* [AIM] Word for word, transcribe the lines below and drop the pictures.

::: DATA :::

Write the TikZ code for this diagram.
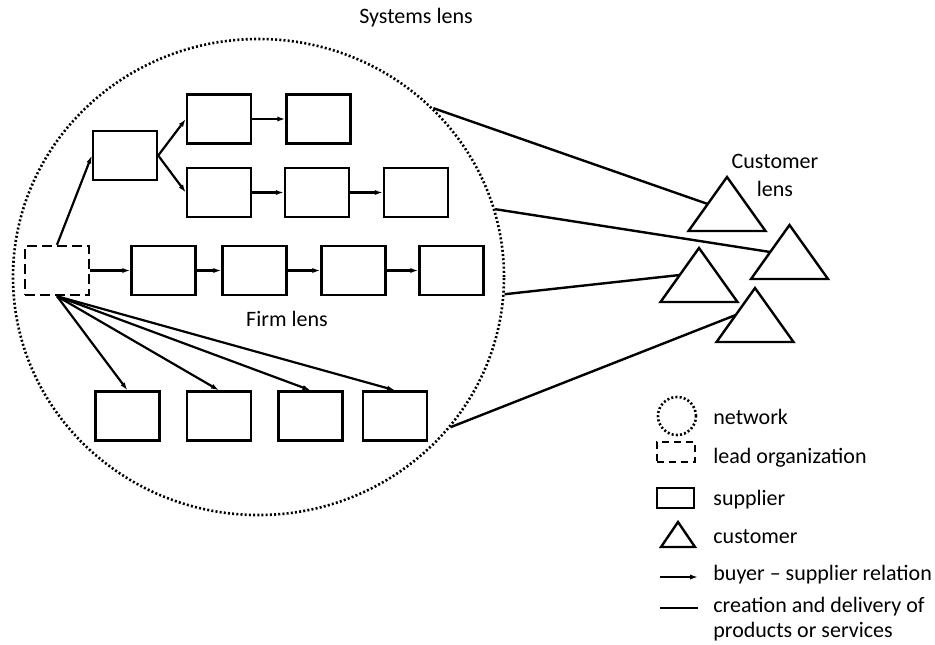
\documentclass[tikz,border=0pt]{standalone}
\usepackage{fontspec}
\setmainfont{Carlito}
\usetikzlibrary{shapes.geometric, arrows.meta, positioning}

\begin{document}
\begin{tikzpicture}[
    x=0.5pt, y=-0.5pt,
    font=\fontsize{11}{14}\selectfont,
    sup/.style={rectangle, draw, line width=1.2pt, minimum width=32pt, minimum height=24.5pt, inner sep=0pt},
    lead/.style={sup, dash pattern=on 5pt off 2.5pt},
    buys/.style={-{Latex[length=4pt,width=2.6pt]}, line width=1.1pt},
    link/.style={line width=1.2pt},
    cust/.style={line width=1.2pt, line join=miter},
    lens/.style={draw, dash pattern=on 1pt off 1.1pt, line width=1.3pt},
    key/.style={anchor=base west, inner sep=0pt}
]
    \useasboundingbox (0,0) rectangle (935,644);

    % network (systems lens)
    \node[ellipse, lens, minimum width=245.5pt, minimum height=238pt, inner sep=0pt] (net) at (258.5,277) {};
    \node[anchor=base] (syslens) at (416,23) {Systems lens};
    \node[anchor=base] (firmlens) at (287,326) {Firm lens};

    % lead organization and suppliers
    \node[lead] (lead) at (57,270.5) {};
    \node[sup] (a) at (125,155.5) {};
    \node[sup] (b1) at (219,119) {};
    \node[sup] (b2) at (318.5,119) {};
    \node[sup] (c1) at (219,192.5) {};
    \node[sup] (c2) at (317,192.5) {};
    \node[sup] (c3) at (416,192.5) {};
    \node[sup] (d1) at (163.5,270.5) {};
    \node[sup] (d2) at (254.5,270.5) {};
    \node[sup] (d3) at (353.5,270.5) {};
    \node[sup] (d4) at (451.5,270.5) {};
    \node[sup] (e1) at (127.5,416) {};
    \node[sup] (e2) at (219,416) {};
    \node[sup] (e3) at (310.5,416) {};
    \node[sup] (e4) at (395,416) {};

    \draw[buys] (lead.north) -- (a.west);
    \draw[buys] (a.east) -- (b1.west);
    \draw[buys] (a.east) -- (c1.west);
    \draw[buys] (b1) -- (b2);
    \draw[buys] (c1) -- (c2);
    \draw[buys] (c2) -- (c3);
    \draw[buys] (lead) -- (d1);
    \draw[buys] (d1) -- (d2);
    \draw[buys] (d2) -- (d3);
    \draw[buys] (d3) -- (d4);
    \foreach \e in {e1,e2,e3,e4}
        \draw[buys] (lead.south) -- (\e.north);

    % customers
    \foreach \n/\x/\y in {t1/727/231, t2/789.5/279, t3/699/302, t4/755/342}
        \draw[cust] (\x-38.5,\y) -- coordinate (\n) (\x,\y-54) -- (\x+38.5,\y) -- cycle;
    \node[align=center] (custlens) at (775,175) {Customer\\lens};

    \draw[link] (net.44) -- (t1);
    \draw[link] (net.16.6) -- (t2);
    \draw[link] (net.-4) -- (t3);
    \draw[link] (net.-38) -- (t4);

    % legend
    \node[circle, lens, minimum size=19pt, inner sep=0pt] (lnet) at (677,416) {};
    \node[lead, dash pattern=on 3.5pt off 2.5pt, minimum width=19pt, minimum height=10pt] (llead) at (676,452) {};
    \node[sup, minimum width=18.5pt, minimum height=10pt] (lsup) at (675.5,498) {};
    \draw[cust] (661,547) -- (678,522) -- (695,547) -- cycle;
    \coordinate (la0) at (660,577);
    \coordinate (la1) at (698,577);
    \draw[buys] (la0) -- (la1);
    \coordinate (ll0) at (660,608);
    \coordinate (ll1) at (698,608);
    \draw[link] (ll0) -- (ll1);

    \node[key] (tnet) at (713,424) {network};
    \node[key] (tlead) at (713,463) {lead organization};
    \node[key] (tsup) at (713,505) {supplier};
    \node[key] (tcust) at (713,543) {customer};
    \node[key] (tbuy) at (713,580) {buyer – supplier relation};
    \node[key] (tlink) at (713,612) {creation and delivery of};
    \node[key] (tlink2) at (713,637) {products or services};
\end{tikzpicture}
\end{document}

:::

* [RESULT]
Write the TikZ code for this diagram.
\documentclass[tikz,border=0pt]{standalone}
\usepackage{fontspec}
\setmainfont{Carlito}
\usetikzlibrary{shapes.geometric, arrows.meta, positioning}

\begin{document}
\begin{tikzpicture}[
    x=0.5pt, y=-0.5pt,
    font=\fontsize{11}{14}\selectfont,
    sup/.style={rectangle, draw, line width=1.2pt, minimum width=32pt, minimum height=24.5pt, inner sep=0pt},
    lead/.style={sup, dash pattern=on 5pt off 2.5pt},
    buys/.style={-{Latex[length=4pt,width=2.6pt]}, line width=1.1pt},
    link/.style={line width=1.2pt},
    cust/.style={line width=1.2pt, line join=miter},
    lens/.style={draw, dash pattern=on 1pt off 1.1pt, line width=1.3pt},
    key/.style={anchor=base west, inner sep=0pt}
]
    \useasboundingbox (0,0) rectangle (935,644);

    % network (systems lens)
    \node[ellipse, lens, minimum width=245.5pt, minimum height=238pt, inner sep=0pt] (net) at (258.5,277) {};
    \node[anchor=base] (syslens) at (416,23) {Systems lens};
    \node[anchor=base] (firmlens) at (287,326) {Firm lens};

    % lead organization and suppliers
    \node[lead] (lead) at (57,270.5) {};
    \node[sup] (a) at (125,155.5) {};
    \node[sup] (b1) at (219,119) {};
    \node[sup] (b2) at (318.5,119) {};
    \node[sup] (c1) at (219,192.5) {};
    \node[sup] (c2) at (317,192.5) {};
    \node[sup] (c3) at (416,192.5) {};
    \node[sup] (d1) at (163.5,270.5) {};
    \node[sup] (d2) at (254.5,270.5) {};
    \node[sup] (d3) at (353.5,270.5) {};
    \node[sup] (d4) at (451.5,270.5) {};
    \node[sup] (e1) at (127.5,416) {};
    \node[sup] (e2) at (219,416) {};
    \node[sup] (e3) at (310.5,416) {};
    \node[sup] (e4) at (395,416) {};

    \draw[buys] (lead.north) -- (a.west);
    \draw[buys] (a.east) -- (b1.west);
    \draw[buys] (a.east) -- (c1.west);
    \draw[buys] (b1) -- (b2);
    \draw[buys] (c1) -- (c2);
    \draw[buys] (c2) -- (c3);
    \draw[buys] (lead) -- (d1);
    \draw[buys] (d1) -- (d2);
    \draw[buys] (d2) -- (d3);
    \draw[buys] (d3) -- (d4);
    \foreach \e in {e1,e2,e3,e4}
        \draw[buys] (lead.south) -- (\e.north);

    % customers
    \foreach \n/\x/\y in {t1/727/231, t2/789.5/279, t3/699/302, t4/755/342}
        \draw[cust] (\x-38.5,\y) -- coordinate (\n) (\x,\y-54) -- (\x+38.5,\y) -- cycle;
    \node[align=center] (custlens) at (775,175) {Customer\\lens};

    \draw[link] (net.44) -- (t1);
    \draw[link] (net.16.6) -- (t2);
    \draw[link] (net.-4) -- (t3);
    \draw[link] (net.-38) -- (t4);

    % legend
    \node[circle, lens, minimum size=19pt, inner sep=0pt] (lnet) at (677,416) {};
    \node[lead, dash pattern=on 3.5pt off 2.5pt, minimum width=19pt, minimum height=10pt] (llead) at (676,452) {};
    \node[sup, minimum width=18.5pt, minimum height=10pt] (lsup) at (675.5,498) {};
    \draw[cust] (661,547) -- (678,522) -- (695,547) -- cycle;
    \coordinate (la0) at (660,577);
    \coordinate (la1) at (698,577);
    \draw[buys] (la0) -- (la1);
    \coordinate (ll0) at (660,608);
    \coordinate (ll1) at (698,608);
    \draw[link] (ll0) -- (ll1);

    \node[key] (tnet) at (713,424) {network};
    \node[key] (tlead) at (713,463) {lead organization};
    \node[key] (tsup) at (713,505) {supplier};
    \node[key] (tcust) at (713,543) {customer};
    \node[key] (tbuy) at (713,580) {buyer – supplier relation};
    \node[key] (tlink) at (713,612) {creation and delivery of};
    \node[key] (tlink2) at (713,637) {products or services};
\end{tikzpicture}
\end{document}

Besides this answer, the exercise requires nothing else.